In this week's Umbrella Talk, Don Druick talks about fear, the pen/computer dance, and the changing nature of popular culture.
A Little More About Don Druick
• award winning playwright, translator & librettist
• baroque musician
• gardener and chef
In a career spanning more than 40 years, Don Druick's plays have been produced on stage, radio and television in Canada, Europe, Japan, and the USA.
His publications include playtexts, translations and critical writing (in Descant, and the Canadian Theatre Review). Publications of his plays, Where Is Kabuki? and Through The Eyes, have both been shortlisted for the GG
His plays have been developed at Atlantic Playwrights' Resource Center, Canadian Stage Company, Nightswimming Theatre, Playwrights Theatre Centre, Playwrights Workshop Montréal, Necessary Angel Theatre, the New Play Center, and the Stratford Festival.
Don Druick’s Residencies include: Savage God Theatre Company (Vancouver); Intermedia (Vancouver); Ontario College of Art and Design; Nova Scotia College of Art and Design; Banff Center for the Arts; Image Forum (Tokyo); the Western Front (Vancouver); Concordia University; Centaur Theatre; Canadian Stage Company.
Recent commissions:
• Mark; My Words (the Kitchener Waterloo Art Gallery)
• Tulip (Nightswimming Theatre)
• The Frozen Deep (Nightswimming Theatre)
• Monsieur Molière’s French Scenes (Theatre & Company)
• Recipe For Murder (CBC)
• Blue Hands - a translation of Larry Tremblay's Les Mains Bleues (Centre des Auteurs dramatiques de Montréal)
His current plays are:
• Georgeville - Passion and poetry in Quebec’s Eastern Townships, 1816; the darkest night of Lord Byron
• Wildest Dreams - a deconstructed narrative; something close to love amongst the elders
• The translation of Emmanuelle Roy’s play, Lazette.
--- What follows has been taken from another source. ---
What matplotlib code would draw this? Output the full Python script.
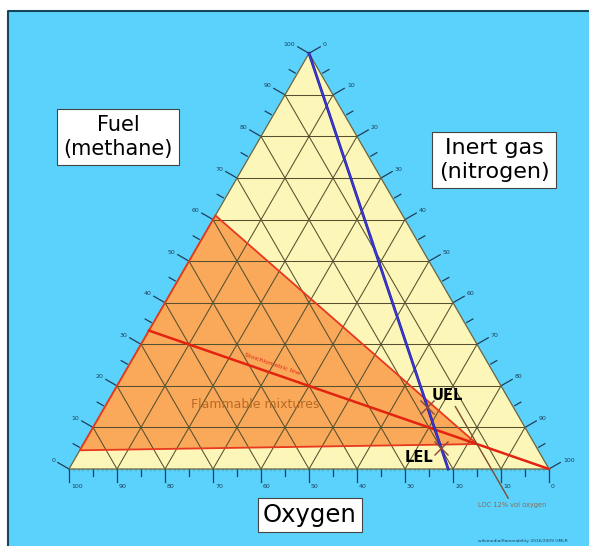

Don Druick lives in Elmira, a small Mennonite farming town near Toronto with artist Jane Buyers.
What do you drink on opening night?
A glass of something red and Italian always makes me happy.
Who would direct the coolest production of one of your plays?
I’ve worked with some lovely directors over the years. Anybody basically who can bring fun and intelligence, a respect for the text, and a creative POV to the project is OK by me.
What scares you? What can't you write about?
As is often said, there’s nothing like fear for focusing the mind. So fear is conceivably a gift to the writer. Tornados scare me. Violent mobs. Choking to death. But its hard to represent these things convincingly on the stage. At best only symbolically. Or to put it another way: for me writing is an articulation of self. Each play, as finished, allows the possibility of a further articulation. What I fear today only allows tomorrow’s fears to come charging through. I guess that’s the blessing.
What do you want to write about that you haven't yet?
I’ll know it when I see it.
If someone was to write a play about your life, what genre would it be? (eg. comedy, tragedy, melodrama, horror)
A romantic comedy without the comedy.
How do you deal with praise? With criticism?
Hey, I likes a good bit of praise - as slushy and gushy as you can make it. As for the other thing (and I take it you don’t mean intellectual contextualization but rather just plain old negative shite), well let them say what they will.
Where would you like your work to be produced?
Wherever always seems the right place.
Where do you write? Pen or keyboard?
I like to write in my kitchen, a large room with much old wood and glorious light. And I do both pen and keyboard. Notes into the machine. Text written. Printed up. Worked with a pen. Put back into the computer. Reworked. Reprinted. Etc etc etc....
What would you like academics to write about your work in 50 years?
Theatre is already a marginalized artform. When my granny was an opera singer at the beginning of the 20th Century, the complete and only experience of narrative was live. And now with all that passion and obsession that our culture has with digital capture and digitalization and digital blah blah, we theatre folks hardly seem to factor anymore. Couple this with the notion that the future is clearly not like the present. And consider as well that its not a big stretch to suggest that the academy is as susceptible to fashion as any other human institution. So what will they say in 2059 when I’ll be dead and gone (and probably most of you reading this as well)? I haven’t the foggiest. And really, I don’t care, just as long as they spell my name right.
What inspires you?
Situations simultaneously both complex and simple.